The sunny, but cold, weekend is just over and gloomy monday is here. Or was here. Finally it is over. My weekend had a strong influence of migrain and I couldn't do anything of the things I planned. Yesterday though, I did some weeding in my tiny allotment. Although we've had some autumn in the air lately, there is still growing a lot. Stupid me though, who totally missed to gather the gooseberries. I did get almost 500 g rhubarbs though. Some of the spring flowers are blooming again but now is otherwise the autumn flowers just on the verge of full blossom. I do wish the sun will come back - soon!
I really try and try and try to like mondays, but most of the time I do feel like Garfield. I hate mondays. This particular monday I definitely should've stayed at home. In bed. Under my cover. My stomach hurts and I really do not like to go to my vocational place/occupational training place. I first met them in February this year. The first thing they said to me: "You'll never get a job here! Ther are no jobs here. Just so you know". That wasn't even my purpose at the time, but it sure did set the frames straight for me though. I was there for three months. I did a good job and they were pleased with my efforts. Then it was time for their vaccation and I had to go. When it was over, they wanted me back.
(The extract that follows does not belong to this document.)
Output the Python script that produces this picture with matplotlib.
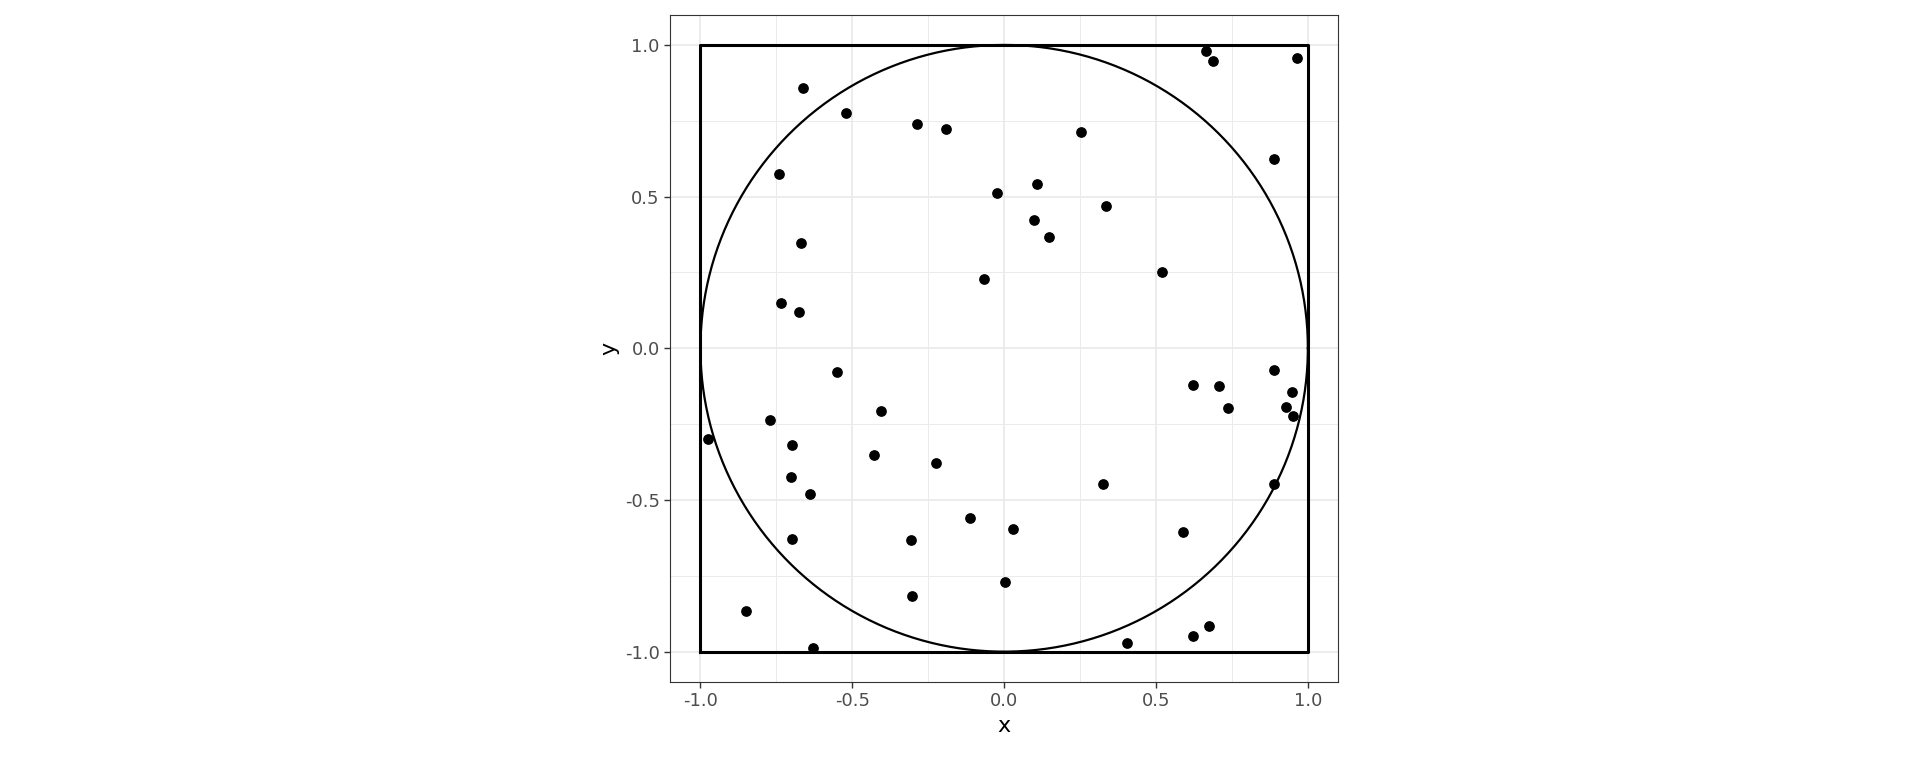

Because I still haven't manage to get a job, I'm really miserable to have to go back there. It is just so damn humiliating! It is just another mark in my life that I'm not good enough. A mark that just another couple of months of unemployment has passed. Hey you, look at the bright side you all think, huh. I know it isn't the best way of seeing things, and, if one more person tells me that I can change my life with only my thoughts - I'm ready to kill! I've nothing but changed my life since I was fifteen years old and I've manage to stay alive on my own for more than twenty years. For instance I've worked hard not to become as prejudiced as my parents, not as mean as my dad and a lot of my former classmates, friends, boyfriends etc. As many of you, I've always tried to do good, to do right, to help when I can, to not make a mess and I'm always practising on beeing more straight forward, to stand up for injustice and trying to use some of that civil courage (that we all should make use of) I know I have deep down etc. But oviously I'm not a good person anyway. That's why I don't have a job. At least that's what my supervisor told me today. Working people doesn't like to see sad unworking people - What is wrong with this world????
I feel like this slimy wierd thing that I found among my plants. It has the size of a tennis ball. I've seen it before. Last year I saw two. One day it had even exploded (or imploded?) and it was just an empty whole. What in the heck is that??